Image source, Getty Images
Image caption,
Auschwitz, 1944: German SS guards carried out industrial-scale murder in occupied Poland

The Polish government says its withdrawal is "an unequivocal signal to other governments and international opinion that historical truth is fundamental".

Netanyahu's EU strategy backfires

By BBC Jerusalem correspondent Tom Bateman

Mr Netanyahu has spent the last decade in office watching a wave of populist leaders come to prominence around the world.

He has often embraced the rise of politicians who - mirroring his own impact on Israeli politics - combined muscular self-interest in foreign policy with attacks on established "elites" or the media at home.

In the Visegrad Four leaders he saw a potent counterweight within the EU to what he believes is the bloc's anti-Israel stance.

But for many critics in Israel this approach was always bound to backfire.

They saw him as cosying up to a nationalist government in Poland they believed had tried to diminish the widespread cases of Polish collaboration with the Nazis during the Holocaust. And in the case of Viktor Orban in Hungary - to a leader accused by Jews in his own country of anti-Semitism.

What caused this escalation?

There is long-running tension between Poland's conservative government and Israel over the Holocaust.

Last year a Polish law made it an offence to allege that the Polish nation was complicit in Nazi crimes.

Prime Minister Morawiecki then suggested that some Jews were willing collaborators in the Holocaust, provoking a furious response in Israel.

He told a journalist at the Munich Security Conference in February 2018: "Of course it's not going to be punishable, [it's] not going to be seen as criminal to say that there were Polish perpetrators, as there were Jewish perpetrators, as there were Russian perpetrators, as there were Ukrainian; not only German perpetrators," he said.

Image source, EPA
Image caption,
Poles protested outside the Israeli embassy on 15 February

On Sunday, Israel's acting Foreign Minister Yisrael Katz said "Poles imbibe anti-Semitism with their mother's milk", quoting the late Israeli Prime Minister, Yitzhak Shamir.

That in turn enraged Poland, which summoned Israeli ambassador Anne Azari to be warned that Poland could boycott the Visegrad summit.

Mr Morawiecki then pulled out, saying of Mr Katz's remarks: "These words are unacceptable both in diplomatic and public terms.

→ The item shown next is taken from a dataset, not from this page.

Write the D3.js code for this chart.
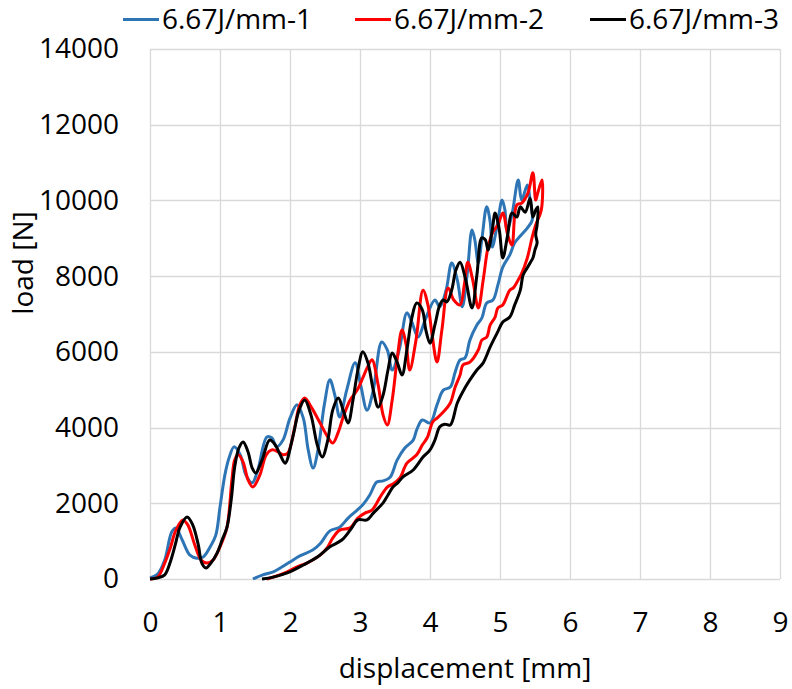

Poles suffered [from Nazi Germany] the most, along with Jews and Roma [Gypsies]." On Monday Poland withdrew from the summit completely.

Research shows that thousands of Poles collaborated with the Nazis; but many other Poles risked their lives to help Jews - a fact recognised by Israel's Yad Vashem remembrance centre.

The Nazis built many of their most notorious death camps in Poland after occupying the country at the beginning of the war in 1939.

The Polish government argues that for too long Poles have been wrongly linked to crimes committed by Nazi Germany on Polish territory.